Copy all of the material word for word, except for the pictures.

| Supplied data |
====
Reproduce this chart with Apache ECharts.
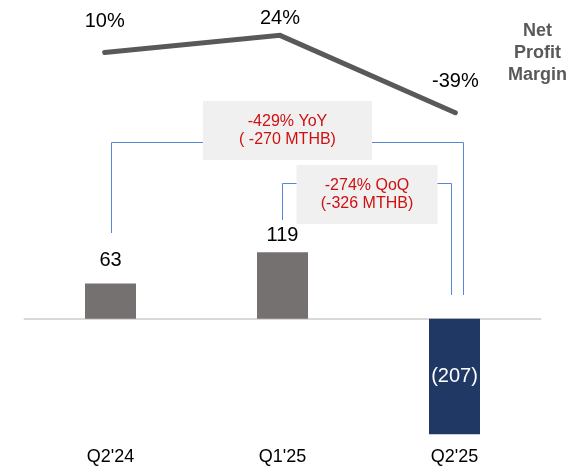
<!DOCTYPE html>
<html>
<head>
<meta charset="utf-8">
<style>
  html, body { margin: 0; padding: 0; background: #fff; }
  #chart { width: 570px; height: 466px; }
</style>
<script src="https://cdn.jsdelivr.net/npm/echarts@6/dist/echarts.min.js"></script>
</head>
<body>
<div id="chart"></div>
<script>
// Quarterly net profit (MTHB) and net profit margin (%)
const quarters = ["Q2'24", "Q1'25", "Q2'25"];
const netProfit = [63, 119, -207];
const netMargin = [10, 24, -39];
const yoyText = ['-429% YoY', '( -270 MTHB)'];
const qoqText = ['-274% QoQ', '(-326 MTHB)'];
const marginTitle = ['Net', 'Profit', 'Margin'];

const FONT = '"Liberation Sans", Arial, sans-serif';
const BAR_GREY = '#767171';
const BAR_NAVY = '#203864';
const LINE_GREY = '#595959';
const BRACKET_BLUE = '#5a86d8';
const RED = '#cc1111';

const chart = echarts.init(document.getElementById('chart'), null, { renderer: 'canvas' });

// distance of each value label from its mark
const barLabelGap = [13, 7, 0];
const lineLabelGap = [20, 5.5, 20];

const option = {
  animation: false,
  backgroundColor: '#ffffff',
  textStyle: { fontFamily: FONT },
  grid: [
    { left: 24.5, width: 516, top: 179, height: 258.5 },
    { left: 17, width: 526, top: 28, height: 86 }
  ],
  xAxis: [
    {
      type: 'category', gridIndex: 0, data: quarters, position: 'bottom',
      axisLine: { show: false, onZero: false }, axisTick: { show: false },
      axisLabel: { fontSize: 18, color: '#000', fontFamily: FONT, margin: 12 }
    },
    {
      type: 'category', gridIndex: 0, data: quarters, position: 'bottom',
      axisLine: { show: true, onZero: true, lineStyle: { color: '#d9d9d9', width: 2 } },
      axisTick: { show: false }, axisLabel: { show: false }
    },
    {
      type: 'category', gridIndex: 1, data: quarters,
      axisLine: { show: false }, axisTick: { show: false }, axisLabel: { show: false }
    }
  ],
  yAxis: [
    { type: 'value', gridIndex: 0, min: -210, max: 250, show: false, splitLine: { show: false } },
    { type: 'value', gridIndex: 1, min: -40, max: 30, show: false, splitLine: { show: false } }
  ],
  series: [
    {
      type: 'bar', xAxisIndex: 0, yAxisIndex: 0, barWidth: 51, z: 3,
      data: netProfit.map((v, i) => ({
        value: v,
        itemStyle: { color: v < 0 ? BAR_NAVY : BAR_GREY },
        label: v < 0
          ? { show: true, position: 'inside', color: '#fff', fontSize: 20, fontFamily: FONT,
              formatter: () => '(' + Math.abs(v) + ')' }
          : { show: true, position: 'top', distance: barLabelGap[i], color: '#000', fontSize: 20,
              fontFamily: FONT, formatter: '{c}' }
      }))
    },
    {
      type: 'line', xAxisIndex: 2, yAxisIndex: 1, clip: false,
      symbol: 'circle', symbolSize: 2, showSymbol: true,
      itemStyle: { color: 'rgba(0,0,0,0)' },
      lineStyle: { color: LINE_GREY, width: 5, cap: 'round', join: 'miter' },
      label: { show: true, position: 'top', color: '#000', fontSize: 20, fontFamily: FONT,
               formatter: '{c}%' },
      data: netMargin.map((v, i) => ({
        value: v,
        label: { distance: lineLabelGap[i] }
      }))
    }
  ]
};

chart.setOption(option);

// Comparison brackets anchored on the bar category positions
const xAt = (i) => chart.convertToPixel({ xAxisIndex: 0 }, quarters[i]);
const x1 = xAt(0), x2 = xAt(1), x3 = xAt(2);

function bracket(xl, xr, yTop, yLeftBottom, yRightBottom, lines, boxW, boxTop, boxH) {
  const cx = (xl + xr) / 2;
  return [
    {
      type: 'polyline', z: 10,
      shape: { points: [[xl, yLeftBottom], [xl, yTop], [xr, yTop], [xr, yRightBottom]] },
      style: { stroke: BRACKET_BLUE, lineWidth: 1, fill: null }
    },
    {
      type: 'rect', z: 11,
      shape: { x: cx - boxW / 2, y: boxTop, width: boxW, height: boxH },
      style: { fill: '#f0f0f0' }
    },
    {
      type: 'text', z: 12, x: cx, y: boxTop + boxH / 2,
      style: {
        text: lines.join('\n'), fill: RED, font: '16px ' + FONT,
        align: 'center', verticalAlign: 'middle', lineHeight: 18
      }
    }
  ];
}

const graphics = []
  .concat(bracket(Math.round(x1) + 0.5, Math.round(x3 + 8.5) + 0.5, 142.5, 233, 295, yoyText, 169, 101, 59))
  .concat(bracket(Math.round(x2 - 1) + 0.5, Math.round(x3 - 3.5) + 0.5, 183.5, 220, 295, qoqText, 141, 165, 59));

graphics.push({
  type: 'text', z: 12, x: 537.5, y: 53,
  style: {
    text: marginTitle.join('\n'), fill: LINE_GREY, font: 'bold 18px ' + FONT,
    align: 'center', verticalAlign: 'middle', lineHeight: 22
  }
});

chart.setOption({ graphic: graphics });
</script>
</body>
</html>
====
| Expected output |
Reproduce this chart with Apache ECharts.
<!DOCTYPE html>
<html>
<head>
<meta charset="utf-8">
<style>
  html, body { margin: 0; padding: 0; background: #fff; }
  #chart { width: 570px; height: 466px; }
</style>
<script src="https://cdn.jsdelivr.net/npm/echarts@6/dist/echarts.min.js"></script>
</head>
<body>
<div id="chart"></div>
<script>
// Quarterly net profit (MTHB) and net profit margin (%)
const quarters = ["Q2'24", "Q1'25", "Q2'25"];
const netProfit = [63, 119, -207];
const netMargin = [10, 24, -39];
const yoyText = ['-429% YoY', '( -270 MTHB)'];
const qoqText = ['-274% QoQ', '(-326 MTHB)'];
const marginTitle = ['Net', 'Profit', 'Margin'];

const FONT = '"Liberation Sans", Arial, sans-serif';
const BAR_GREY = '#767171';
const BAR_NAVY = '#203864';
const LINE_GREY = '#595959';
const BRACKET_BLUE = '#5a86d8';
const RED = '#cc1111';

const chart = echarts.init(document.getElementById('chart'), null, { renderer: 'canvas' });

// distance of each value label from its mark
const barLabelGap = [13, 7, 0];
const lineLabelGap = [20, 5.5, 20];

const option = {
  animation: false,
  backgroundColor: '#ffffff',
  textStyle: { fontFamily: FONT },
  grid: [
    { left: 24.5, width: 516, top: 179, height: 258.5 },
    { left: 17, width: 526, top: 28, height: 86 }
  ],
  xAxis: [
    {
      type: 'category', gridIndex: 0, data: quarters, position: 'bottom',
      axisLine: { show: false, onZero: false }, axisTick: { show: false },
      axisLabel: { fontSize: 18, color: '#000', fontFamily: FONT, margin: 12 }
    },
    {
      type: 'category', gridIndex: 0, data: quarters, position: 'bottom',
      axisLine: { show: true, onZero: true, lineStyle: { color: '#d9d9d9', width: 2 } },
      axisTick: { show: false }, axisLabel: { show: false }
    },
    {
      type: 'category', gridIndex: 1, data: quarters,
      axisLine: { show: false }, axisTick: { show: false }, axisLabel: { show: false }
    }
  ],
  yAxis: [
    { type: 'value', gridIndex: 0, min: -210, max: 250, show: false, splitLine: { show: false } },
    { type: 'value', gridIndex: 1, min: -40, max: 30, show: false, splitLine: { show: false } }
  ],
  series: [
    {
      type: 'bar', xAxisIndex: 0, yAxisIndex: 0, barWidth: 51, z: 3,
      data: netProfit.map((v, i) => ({
        value: v,
        itemStyle: { color: v < 0 ? BAR_NAVY : BAR_GREY },
        label: v < 0
          ? { show: true, position: 'inside', color: '#fff', fontSize: 20, fontFamily: FONT,
              formatter: () => '(' + Math.abs(v) + ')' }
          : { show: true, position: 'top', distance: barLabelGap[i], color: '#000', fontSize: 20,
              fontFamily: FONT, formatter: '{c}' }
      }))
    },
    {
      type: 'line', xAxisIndex: 2, yAxisIndex: 1, clip: false,
      symbol: 'circle', symbolSize: 2, showSymbol: true,
      itemStyle: { color: 'rgba(0,0,0,0)' },
      lineStyle: { color: LINE_GREY, width: 5, cap: 'round', join: 'miter' },
      label: { show: true, position: 'top', color: '#000', fontSize: 20, fontFamily: FONT,
               formatter: '{c}%' },
      data: netMargin.map((v, i) => ({
        value: v,
        label: { distance: lineLabelGap[i] }
      }))
    }
  ]
};

chart.setOption(option);

// Comparison brackets anchored on the bar category positions
const xAt = (i) => chart.convertToPixel({ xAxisIndex: 0 }, quarters[i]);
const x1 = xAt(0), x2 = xAt(1), x3 = xAt(2);

function bracket(xl, xr, yTop, yLeftBottom, yRightBottom, lines, boxW, boxTop, boxH) {
  const cx = (xl + xr) / 2;
  return [
    {
      type: 'polyline', z: 10,
      shape: { points: [[xl, yLeftBottom], [xl, yTop], [xr, yTop], [xr, yRightBottom]] },
      style: { stroke: BRACKET_BLUE, lineWidth: 1, fill: null }
    },
    {
      type: 'rect', z: 11,
      shape: { x: cx - boxW / 2, y: boxTop, width: boxW, height: boxH },
      style: { fill: '#f0f0f0' }
    },
    {
      type: 'text', z: 12, x: cx, y: boxTop + boxH / 2,
      style: {
        text: lines.join('\n'), fill: RED, font: '16px ' + FONT,
        align: 'center', verticalAlign: 'middle', lineHeight: 18
      }
    }
  ];
}

const graphics = []
  .concat(bracket(Math.round(x1) + 0.5, Math.round(x3 + 8.5) + 0.5, 142.5, 233, 295, yoyText, 169, 101, 59))
  .concat(bracket(Math.round(x2 - 1) + 0.5, Math.round(x3 - 3.5) + 0.5, 183.5, 220, 295, qoqText, 141, 165, 59));

graphics.push({
  type: 'text', z: 12, x: 537.5, y: 53,
  style: {
    text: marginTitle.join('\n'), fill: LINE_GREY, font: 'bold 18px ' + FONT,
    align: 'center', verticalAlign: 'middle', lineHeight: 22
  }
});

chart.setOption({ graphic: graphics });
</script>
</body>
</html>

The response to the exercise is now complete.